A larger group of companies -- more than 200, including Goldman Sachs Group Inc. (GS) -- is also poised to side with gay-rights advocates in a second Supreme Court case, involving a federal law that defines marriage as a heterosexual union. Under that law, known as the Defense of Marriage Act, legally married gay couples can’t claim the federal tax breaks and other benefits available to opposite-sex spouses.
The companies in that case are part of a collection of more than 250 employers, including cities, counties and law firms.
Although the high court often ignores so-called friend-of-the-court briefs, at times they can shape the way some justices view a dispute. When the court upheld university affirmative action in 2003, the majority opinion relied on briefs filed by corporations and former military officers touting the benefits of racial diversity.
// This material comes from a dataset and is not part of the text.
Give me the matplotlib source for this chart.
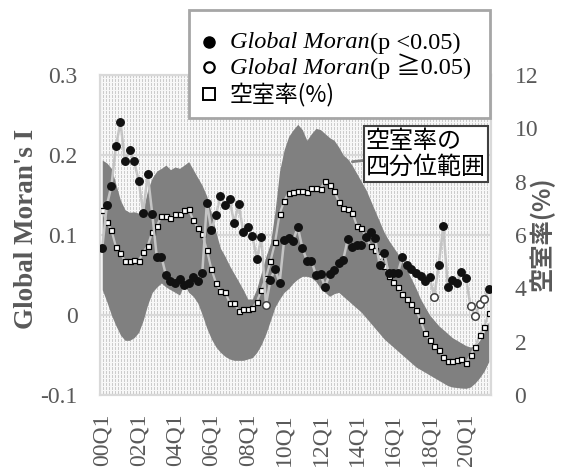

In a filing last week in the Defense of Marriage Act case, the Obama administration hinted that it may also call on the court to overturn Proposition 8. In arguing against the federal law, U.S. Solicitor General Donald Verrilli said gays have endured a history of discrimination and should be afforded special protection under the Constitution, much like racial minorities and women.
A call to make same-sex marriage a constitutional right would be a shift for Obama, an opponent when he ran for the White House in 2008. Even after announcing his support last year, he has said states should take the lead on the issue.
One possibility is that the administration takes an incremental approach, urging the court to reinstate same-sex marriage in California without affecting the 40 other states that prohibit the practice.
The cases are Hollingsworth v. Perry, 12-144, and United States v. Windsor, 12-307.